2. Maintainability of appeal under Section 9C of the Customs Tariff Act:
The Tribunal reaffirmed its stance from previous cases, such as M/s. Apcotex Industries Limited and Balaji Amines Ltd., that an appeal under Section 9C is maintainable against the Central Government's decision, whether explicit or implied, not to impose anti-dumping duty. The Tribunal emphasized that non-issuance of a notification post-recommendation by the designated authority equates to a decision, thereby making the appeal maintainable.
3. Nature of the Central Government's power-legislative or quasi-judicial:
The Tribunal analyzed whether the Central Government's function in imposing anti-dumping duty is legislative or quasi-judicial. It concluded that the function is quasi-judicial, requiring adherence to principles of natural justice and a reasoned decision, even if considered legislative. The Tribunal referenced the Supreme Court's judgment in State of Tamil Nadu vs. K. Sabanayagam, which categorized such functions as conditional legislation, necessitating compliance with procedural fairness.

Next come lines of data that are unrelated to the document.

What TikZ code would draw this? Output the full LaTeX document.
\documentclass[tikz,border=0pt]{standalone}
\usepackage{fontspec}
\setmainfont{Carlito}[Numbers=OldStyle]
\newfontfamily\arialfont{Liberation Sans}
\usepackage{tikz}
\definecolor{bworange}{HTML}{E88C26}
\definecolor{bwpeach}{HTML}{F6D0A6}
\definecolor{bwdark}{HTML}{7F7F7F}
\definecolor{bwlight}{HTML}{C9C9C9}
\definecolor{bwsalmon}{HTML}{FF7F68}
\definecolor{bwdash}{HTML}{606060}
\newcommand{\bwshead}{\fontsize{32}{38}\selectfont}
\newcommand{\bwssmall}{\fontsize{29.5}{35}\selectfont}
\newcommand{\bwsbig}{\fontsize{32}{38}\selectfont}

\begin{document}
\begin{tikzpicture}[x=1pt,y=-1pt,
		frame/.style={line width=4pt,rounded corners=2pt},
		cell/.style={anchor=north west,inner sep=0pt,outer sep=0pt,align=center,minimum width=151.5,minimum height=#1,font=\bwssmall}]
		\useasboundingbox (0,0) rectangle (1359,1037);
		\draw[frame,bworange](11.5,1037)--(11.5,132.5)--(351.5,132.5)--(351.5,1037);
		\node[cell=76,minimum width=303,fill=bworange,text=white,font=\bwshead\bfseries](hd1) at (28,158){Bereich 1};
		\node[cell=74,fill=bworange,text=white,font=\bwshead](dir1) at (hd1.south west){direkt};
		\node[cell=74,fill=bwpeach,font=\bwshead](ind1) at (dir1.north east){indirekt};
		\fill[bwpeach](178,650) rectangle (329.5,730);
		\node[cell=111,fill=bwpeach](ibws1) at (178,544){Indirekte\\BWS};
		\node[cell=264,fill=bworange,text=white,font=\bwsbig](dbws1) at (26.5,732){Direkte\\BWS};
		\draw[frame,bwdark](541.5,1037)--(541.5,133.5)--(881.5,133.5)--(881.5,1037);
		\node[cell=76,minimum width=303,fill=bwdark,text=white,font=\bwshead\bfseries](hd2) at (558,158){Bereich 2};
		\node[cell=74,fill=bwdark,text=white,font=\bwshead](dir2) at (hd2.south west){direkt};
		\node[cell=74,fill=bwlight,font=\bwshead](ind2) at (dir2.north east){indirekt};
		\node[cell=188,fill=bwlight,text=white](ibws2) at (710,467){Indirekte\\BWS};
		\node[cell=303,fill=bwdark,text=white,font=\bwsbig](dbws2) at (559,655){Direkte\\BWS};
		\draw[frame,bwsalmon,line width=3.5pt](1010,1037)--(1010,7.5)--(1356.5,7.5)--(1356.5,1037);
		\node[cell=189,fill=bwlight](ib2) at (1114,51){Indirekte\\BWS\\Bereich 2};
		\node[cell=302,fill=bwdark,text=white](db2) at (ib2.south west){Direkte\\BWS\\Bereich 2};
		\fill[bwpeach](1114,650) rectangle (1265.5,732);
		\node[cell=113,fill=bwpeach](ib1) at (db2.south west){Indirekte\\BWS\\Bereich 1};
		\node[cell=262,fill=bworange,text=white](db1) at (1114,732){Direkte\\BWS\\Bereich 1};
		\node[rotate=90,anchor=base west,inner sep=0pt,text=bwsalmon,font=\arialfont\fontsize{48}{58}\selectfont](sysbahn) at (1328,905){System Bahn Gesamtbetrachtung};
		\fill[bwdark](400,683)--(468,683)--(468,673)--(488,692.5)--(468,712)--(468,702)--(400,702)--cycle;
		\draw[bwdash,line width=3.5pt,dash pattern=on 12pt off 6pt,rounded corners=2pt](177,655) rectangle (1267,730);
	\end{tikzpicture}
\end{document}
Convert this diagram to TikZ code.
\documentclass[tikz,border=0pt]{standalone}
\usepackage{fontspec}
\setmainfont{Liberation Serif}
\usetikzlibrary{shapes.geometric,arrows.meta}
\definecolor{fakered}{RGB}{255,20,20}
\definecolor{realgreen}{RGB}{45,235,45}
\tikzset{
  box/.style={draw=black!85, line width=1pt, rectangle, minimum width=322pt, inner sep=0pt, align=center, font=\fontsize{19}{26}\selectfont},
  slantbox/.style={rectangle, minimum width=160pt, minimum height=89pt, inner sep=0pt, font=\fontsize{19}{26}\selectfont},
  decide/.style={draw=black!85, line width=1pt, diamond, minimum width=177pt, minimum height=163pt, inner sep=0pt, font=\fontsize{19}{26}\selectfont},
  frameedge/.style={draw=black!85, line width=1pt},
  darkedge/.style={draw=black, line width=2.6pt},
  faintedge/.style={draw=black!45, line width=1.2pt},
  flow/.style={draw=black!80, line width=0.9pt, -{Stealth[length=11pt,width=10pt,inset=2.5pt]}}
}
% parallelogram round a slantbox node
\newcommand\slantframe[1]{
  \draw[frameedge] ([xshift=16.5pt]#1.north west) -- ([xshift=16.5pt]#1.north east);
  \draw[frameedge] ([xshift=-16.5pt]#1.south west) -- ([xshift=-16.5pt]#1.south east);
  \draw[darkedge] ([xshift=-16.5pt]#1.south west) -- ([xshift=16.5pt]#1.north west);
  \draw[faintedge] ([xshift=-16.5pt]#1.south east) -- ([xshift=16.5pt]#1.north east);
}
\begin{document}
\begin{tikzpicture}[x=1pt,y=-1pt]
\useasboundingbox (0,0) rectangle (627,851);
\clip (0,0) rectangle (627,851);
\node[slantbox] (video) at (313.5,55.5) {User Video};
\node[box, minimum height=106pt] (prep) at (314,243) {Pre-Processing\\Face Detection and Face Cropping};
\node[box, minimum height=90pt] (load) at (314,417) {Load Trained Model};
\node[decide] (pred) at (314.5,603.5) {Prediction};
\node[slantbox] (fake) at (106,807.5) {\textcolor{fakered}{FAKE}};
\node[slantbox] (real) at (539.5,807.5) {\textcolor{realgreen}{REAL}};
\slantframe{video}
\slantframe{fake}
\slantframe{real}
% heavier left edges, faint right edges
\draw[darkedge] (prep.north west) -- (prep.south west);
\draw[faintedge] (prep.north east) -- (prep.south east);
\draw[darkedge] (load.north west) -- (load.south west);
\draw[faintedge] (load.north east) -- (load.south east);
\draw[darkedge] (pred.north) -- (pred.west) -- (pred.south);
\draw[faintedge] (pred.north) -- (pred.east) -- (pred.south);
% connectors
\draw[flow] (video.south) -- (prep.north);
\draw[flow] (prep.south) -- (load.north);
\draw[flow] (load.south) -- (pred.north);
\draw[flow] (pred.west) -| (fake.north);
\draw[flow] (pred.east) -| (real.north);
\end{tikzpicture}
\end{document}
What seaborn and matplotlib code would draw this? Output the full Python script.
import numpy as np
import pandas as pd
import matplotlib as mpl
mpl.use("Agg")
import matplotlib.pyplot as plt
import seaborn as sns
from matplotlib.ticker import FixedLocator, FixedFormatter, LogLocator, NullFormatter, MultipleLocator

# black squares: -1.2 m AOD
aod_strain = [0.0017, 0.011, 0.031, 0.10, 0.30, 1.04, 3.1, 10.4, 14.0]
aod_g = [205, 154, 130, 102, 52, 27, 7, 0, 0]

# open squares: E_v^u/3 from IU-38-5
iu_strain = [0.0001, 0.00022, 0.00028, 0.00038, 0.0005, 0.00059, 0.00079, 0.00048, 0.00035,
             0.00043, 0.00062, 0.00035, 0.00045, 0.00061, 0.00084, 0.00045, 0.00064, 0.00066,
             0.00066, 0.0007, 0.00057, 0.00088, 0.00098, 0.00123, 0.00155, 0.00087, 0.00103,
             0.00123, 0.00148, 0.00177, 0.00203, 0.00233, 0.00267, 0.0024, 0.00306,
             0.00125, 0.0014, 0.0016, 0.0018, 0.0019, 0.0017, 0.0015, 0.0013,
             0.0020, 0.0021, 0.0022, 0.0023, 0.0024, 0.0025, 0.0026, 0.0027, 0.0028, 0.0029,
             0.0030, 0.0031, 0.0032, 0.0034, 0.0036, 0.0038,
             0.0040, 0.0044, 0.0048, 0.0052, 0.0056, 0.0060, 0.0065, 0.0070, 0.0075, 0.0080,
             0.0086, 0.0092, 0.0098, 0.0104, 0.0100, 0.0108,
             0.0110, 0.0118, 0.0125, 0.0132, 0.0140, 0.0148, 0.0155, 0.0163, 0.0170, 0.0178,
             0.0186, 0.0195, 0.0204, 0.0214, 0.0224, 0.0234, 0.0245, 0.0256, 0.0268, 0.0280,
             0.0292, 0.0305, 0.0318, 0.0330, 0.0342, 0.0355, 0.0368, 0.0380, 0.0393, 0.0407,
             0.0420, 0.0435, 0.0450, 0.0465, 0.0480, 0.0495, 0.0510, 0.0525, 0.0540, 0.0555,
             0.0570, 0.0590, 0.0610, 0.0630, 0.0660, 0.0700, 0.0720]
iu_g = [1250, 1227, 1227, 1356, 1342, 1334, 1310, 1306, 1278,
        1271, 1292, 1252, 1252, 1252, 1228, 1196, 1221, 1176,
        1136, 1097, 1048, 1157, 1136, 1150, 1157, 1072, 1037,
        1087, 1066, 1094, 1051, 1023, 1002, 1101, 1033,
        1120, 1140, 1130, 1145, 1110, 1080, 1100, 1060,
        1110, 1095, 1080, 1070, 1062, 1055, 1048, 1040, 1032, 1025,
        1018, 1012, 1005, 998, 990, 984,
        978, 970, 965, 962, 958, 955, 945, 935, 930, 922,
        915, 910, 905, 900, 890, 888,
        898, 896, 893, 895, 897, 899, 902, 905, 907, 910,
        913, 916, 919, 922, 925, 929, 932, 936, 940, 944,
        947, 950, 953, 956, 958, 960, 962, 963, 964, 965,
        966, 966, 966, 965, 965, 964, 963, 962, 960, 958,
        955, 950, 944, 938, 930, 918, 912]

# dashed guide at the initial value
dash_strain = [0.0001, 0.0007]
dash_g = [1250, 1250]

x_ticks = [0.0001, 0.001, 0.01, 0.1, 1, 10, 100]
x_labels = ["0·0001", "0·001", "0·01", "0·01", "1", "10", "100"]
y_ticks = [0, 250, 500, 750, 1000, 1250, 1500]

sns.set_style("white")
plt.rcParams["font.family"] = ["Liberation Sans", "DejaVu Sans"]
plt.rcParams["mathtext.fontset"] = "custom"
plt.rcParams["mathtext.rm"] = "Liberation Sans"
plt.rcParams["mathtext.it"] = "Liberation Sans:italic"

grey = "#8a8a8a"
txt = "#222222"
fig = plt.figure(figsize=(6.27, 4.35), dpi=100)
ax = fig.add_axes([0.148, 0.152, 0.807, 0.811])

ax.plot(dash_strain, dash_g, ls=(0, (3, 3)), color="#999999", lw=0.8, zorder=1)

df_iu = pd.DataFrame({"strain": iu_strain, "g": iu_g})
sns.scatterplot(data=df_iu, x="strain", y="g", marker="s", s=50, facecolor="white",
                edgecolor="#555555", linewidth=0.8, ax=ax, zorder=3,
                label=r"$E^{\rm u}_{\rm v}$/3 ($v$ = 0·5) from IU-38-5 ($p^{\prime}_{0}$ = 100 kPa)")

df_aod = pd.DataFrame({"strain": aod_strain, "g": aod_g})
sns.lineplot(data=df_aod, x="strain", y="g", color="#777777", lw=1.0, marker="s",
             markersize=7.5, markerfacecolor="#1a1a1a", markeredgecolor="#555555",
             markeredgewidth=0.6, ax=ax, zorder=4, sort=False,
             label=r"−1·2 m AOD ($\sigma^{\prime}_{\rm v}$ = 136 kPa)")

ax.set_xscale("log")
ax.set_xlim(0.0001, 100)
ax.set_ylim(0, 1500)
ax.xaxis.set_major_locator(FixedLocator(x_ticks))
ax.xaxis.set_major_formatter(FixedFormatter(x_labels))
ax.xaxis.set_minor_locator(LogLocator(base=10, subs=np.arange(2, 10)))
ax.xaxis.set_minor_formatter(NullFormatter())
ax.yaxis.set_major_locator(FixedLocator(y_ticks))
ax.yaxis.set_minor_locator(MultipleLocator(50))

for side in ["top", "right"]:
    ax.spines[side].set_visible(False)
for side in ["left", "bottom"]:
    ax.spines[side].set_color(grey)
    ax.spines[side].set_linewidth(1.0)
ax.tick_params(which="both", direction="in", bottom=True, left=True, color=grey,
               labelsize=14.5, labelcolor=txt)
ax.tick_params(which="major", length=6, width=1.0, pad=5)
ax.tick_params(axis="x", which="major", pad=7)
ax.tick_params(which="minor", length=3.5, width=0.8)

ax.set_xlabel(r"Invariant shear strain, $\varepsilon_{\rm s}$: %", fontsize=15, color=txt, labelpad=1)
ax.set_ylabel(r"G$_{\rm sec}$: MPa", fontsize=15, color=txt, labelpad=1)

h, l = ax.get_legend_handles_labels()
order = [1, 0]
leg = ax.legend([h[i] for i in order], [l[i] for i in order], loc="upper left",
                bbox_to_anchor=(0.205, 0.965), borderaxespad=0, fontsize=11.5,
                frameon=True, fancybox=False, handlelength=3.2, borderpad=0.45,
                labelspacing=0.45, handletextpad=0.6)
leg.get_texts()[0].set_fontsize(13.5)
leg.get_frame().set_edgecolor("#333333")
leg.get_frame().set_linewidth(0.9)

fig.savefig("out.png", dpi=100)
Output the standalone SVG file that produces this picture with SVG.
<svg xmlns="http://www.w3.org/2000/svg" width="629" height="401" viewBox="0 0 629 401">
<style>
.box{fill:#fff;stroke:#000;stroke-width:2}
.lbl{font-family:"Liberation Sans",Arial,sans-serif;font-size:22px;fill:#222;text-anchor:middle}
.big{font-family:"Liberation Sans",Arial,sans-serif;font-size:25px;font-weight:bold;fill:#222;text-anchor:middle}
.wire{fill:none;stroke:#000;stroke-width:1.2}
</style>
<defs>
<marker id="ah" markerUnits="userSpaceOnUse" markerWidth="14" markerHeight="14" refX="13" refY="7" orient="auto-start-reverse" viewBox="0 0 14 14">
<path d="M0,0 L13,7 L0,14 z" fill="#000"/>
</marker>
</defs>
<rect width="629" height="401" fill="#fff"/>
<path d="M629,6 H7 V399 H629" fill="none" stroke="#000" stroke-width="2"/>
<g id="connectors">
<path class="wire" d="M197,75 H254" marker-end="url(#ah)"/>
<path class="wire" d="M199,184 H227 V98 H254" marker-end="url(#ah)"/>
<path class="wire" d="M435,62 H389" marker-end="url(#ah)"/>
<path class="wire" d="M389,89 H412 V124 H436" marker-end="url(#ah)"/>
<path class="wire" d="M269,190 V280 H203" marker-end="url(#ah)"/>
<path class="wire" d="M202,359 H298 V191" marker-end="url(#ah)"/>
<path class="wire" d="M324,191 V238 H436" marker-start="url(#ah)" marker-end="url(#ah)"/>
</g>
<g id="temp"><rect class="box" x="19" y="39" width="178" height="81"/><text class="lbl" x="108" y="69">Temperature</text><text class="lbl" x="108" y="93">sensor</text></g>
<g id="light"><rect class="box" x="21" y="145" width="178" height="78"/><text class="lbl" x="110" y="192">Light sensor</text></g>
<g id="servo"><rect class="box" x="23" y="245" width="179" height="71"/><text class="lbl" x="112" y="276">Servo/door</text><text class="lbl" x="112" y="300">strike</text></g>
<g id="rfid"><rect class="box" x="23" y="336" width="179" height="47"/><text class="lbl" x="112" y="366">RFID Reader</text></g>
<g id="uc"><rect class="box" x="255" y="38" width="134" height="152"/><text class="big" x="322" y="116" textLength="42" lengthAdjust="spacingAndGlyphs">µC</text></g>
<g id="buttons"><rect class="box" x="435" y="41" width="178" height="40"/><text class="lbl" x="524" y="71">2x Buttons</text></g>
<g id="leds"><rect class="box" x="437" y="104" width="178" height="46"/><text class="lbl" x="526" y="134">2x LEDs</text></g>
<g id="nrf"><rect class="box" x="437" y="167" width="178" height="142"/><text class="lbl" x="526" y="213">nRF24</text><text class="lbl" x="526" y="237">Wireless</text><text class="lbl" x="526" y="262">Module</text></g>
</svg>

4. Compliance with principles of natural justice and requirement of a reasoned order:
The Tribunal underscored the necessity for the Central Government to record reasons when deciding against imposing anti-dumping duty despite a positive recommendation from the designated authority. It highlighted the importance of providing the domestic industry an opportunity to respond if the Central Government forms a prima facie opinion against the recommendation. This requirement aligns with the principles of natural justice, as emphasized in the Tribunal's previous decisions and supported by the Gujarat High Court's judgment in Realstripes Limited.
5. Provisional assessment of imports pending the Central Government's decision:
The Tribunal considered the appellant's request for provisional assessment of imports, akin to the interim relief granted by the Delhi High Court in similar cases. It directed that provisional assessment of imports concerning the subject goods be conducted until the Central Government makes a decision on the designated authority's recommendation. This measure ensures the appellant's interests are safeguarded without creating equities in favor of the domestic industry or affecting the Central Government's final decision.
Conclusion:
The Tribunal remitted the matter to the Central Government for reconsideration of the designated authority's recommendation dated 23.09.2021, with directions for provisional assessment of imports to continue until a decision is reached. The appeal was allowed to the extent of these directions, and the Department was instructed to ensure compliance across relevant zones.